The visual representation of your workflow, known as a workflow diagram or flowchart, uses symbols to represent tasks, decisions, and waypoints. These flowchart symbols, or workflow symbols, are a common language used to create workflows, whether on a whiteboard or in diagram software.
Here are the most common flowchart symbols, from the very basic to the more advanced ones you’ll need as you create more complex, in-depth workflows.
The oval in a flowchart represents the start or end of a process. For example, if you’re creating a workflow for expense report approval, an oval would represent when the employee submits the expense report or when the employee is reimbursed.
When you see a rectangle in a flowchart, it represents a step in the workflow. In the expense report workflow, it would represent the employee’s manager reviewing the submitted expense report.
An arrow connects different steps of the workflow and points to what the next step is. For example, you’d use an arrow to connect the employee submitting an expense report to the next step, the manager reviewing the expense report.
The diamond symbol represents a decision that needs to be made. In an expense report workflow, that might be manager approval for the report submitted by an employee.
With these four basic flowchart symbols — the oval, rectangle, arrow, and diamond — you can start creating workflow diagrams and flowcharts. But for more complex processes, you’ll want to use symbols that better represent the elements that go into the workflow, like documents and data. Here are some more advanced workflow symbols that can help add clarity to your diagrams.
You can create single and multiple document icons to show users that there are references they can use as part of the workflow. For example, you could use a document symbol to indicate that an invoice needs to be created. These symbols look like rectangles with a wavy bottom.
In addition to the document symbols, you can add data symbols to show where your flowchart references are stored.
A symbol that looks like a curved rectangle represents data that’s stored in any format. A square represents data stored locally, a tape symbol notes that the data must be accessed sequentially, and a cylinder represents data that can be accessed in any order. A wavy rectangle indicates that the data is stored in an older, legacy computer system.
Input and output symbols
Along with illustrating different types of data and where it’s stored, you can use input and output symbols to show where and how data enters the workflow.
There are several of these symbols, including an uneven rectangle to show when you manually enter data at a prompt, a trapezoid to represent when you make manual adjustments to the workflow, a parallelogram to illustrate data being added or pulled from your workflow, and an oval with a point on the left side to indicate when information is displayed to a user.
Merging and connecting symbols
Merging and connecting symbols are more advanced flowchart symbols that can connect workflow diagrams that span multiple pages.
An inverted triangle illustrates where separate processes join together.
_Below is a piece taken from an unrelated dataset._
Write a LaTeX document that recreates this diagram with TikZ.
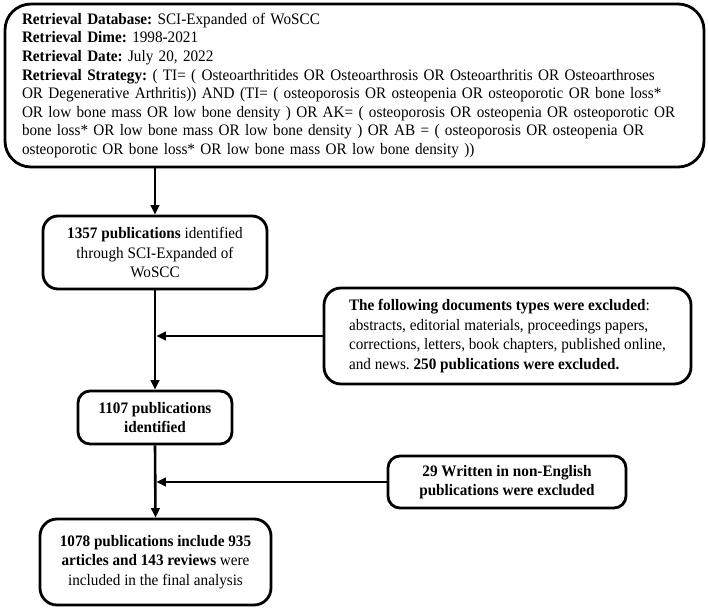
\documentclass[tikz,border=0pt]{standalone}
\usepackage{fontspec}
\setmainfont{Liberation Serif}[FakeStretch=0.95]
\usetikzlibrary{arrows.meta}
\frenchspacing
\begin{document}
\begin{tikzpicture}[x=1pt,y=-1pt,
  box/.style={draw, line width=2.8pt, rounded corners=14pt, inner sep=0pt,
    align=center, font=\fontsize{16}{19.5}\selectfont},
  arr/.style={line width=2.6pt, -{Triangle[length=9.5pt,width=8.5pt]}}]
\useasboundingbox (0,0) rectangle (708,609);
\node[box, rounded corners=26pt, align=left, text width=665pt, inner xsep=17pt,
  minimum height=163pt, font=\fontsize{16}{18.6}\selectfont] (top) at (354.5,85.5)
{\mbox{\textbf{Retrieval Database:} SCI-Expanded of WoSCC}\\
\mbox{\textbf{Retrieval Dime:} 1998-2021}\\
\mbox{\textbf{Retrieval Date:} July 20, 2022}\\
\mbox{\textbf{Retrieval Strategy:} ( TI= ( Osteoarthritides OR Osteoarthrosis OR Osteoarthritis OR Osteoarthroses}\\
\mbox{OR Degenerative Arthritis)) AND (TI= ( osteoporosis OR osteopenia OR osteoporotic OR bone loss*}\\
\mbox{OR low bone mass OR low bone density ) OR AK= ( osteoporosis OR osteopenia OR osteoporotic OR}\\
\mbox{bone loss* OR low bone mass OR low bone density ) OR AB = ( osteoporosis OR osteopenia OR}\\
\mbox{osteoporotic OR bone loss* OR low bone mass OR low bone density ))}};
\node[box, rounded corners=15pt, minimum width=224pt, minimum height=73pt] (id) at (155,252.5)
{\textbf{1357 publications} identified\\through SCI-Expanded of\\WoSCC};
\node[box, rounded corners=17pt, align=left, minimum width=367pt, minimum height=96pt] (ex1) at (507.5,336)
{\textbf{The following documents types were excluded}:\\
abstracts, editorial materials, proceedings papers,\\
corrections, letters, book chapters, published online,\\
and news. \textbf{250 publications were excluded.}};
\node[box, rounded corners=12pt, minimum width=154pt, minimum height=53pt] (mid) at (155,417.5)
{\textbf{1107 publications}\\\textbf{identified}};
\node[box, rounded corners=12pt, minimum width=238pt, minimum height=52pt] (ex2) at (507,482)
{\textbf{29 Written in non-English}\\\textbf{publications were excluded}};
\node[box, rounded corners=17pt, minimum width=231pt, minimum height=86pt] (fin) at (155.5,562)
{\textbf{1078 publications include 935}\\\textbf{articles and 143 reviews} were\\included in the final analysis};
\draw[arr] (top.south -| id.north) -- (id.north);
\draw[arr] (id.south) -- (mid.north);
\draw[arr] (mid.south) -- (fin.north);
\draw[arr, shorten >=1.3pt] (ex1.west) -- (ex1.west -| id.south);
\draw[arr, shorten >=1.3pt] (ex2.west) -- (ex2.west -| mid.south);
\end{tikzpicture}
\end{document}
A square with a point at the bottom indicates an off-page connector, which is when a workflow continues onto a new page. A circle shows when a flow connects across multiple charts or pages.
Other advanced shapes
There are other workflow symbols you can use, like a rectangle with parallel lines on the sides to represent a predefined process or a pre-existing workflow that’s defined somewhere else. There’s also a rectangle with squared-off top edges to represent a loop limit, or the beginning or end of a repeated step in a process. Finally, you can use a rectangle with a rounded right edge to indicate that there’s a planned delay or wait in the workflow.
With these different flowchart symbols, you should be able to get started creating your own workflow diagrams and flowcharts. Any workflow diagram software program you use will likely include all of these symbols and more, which will make it easier for you to visually represent how things are supposed to go in your business processes.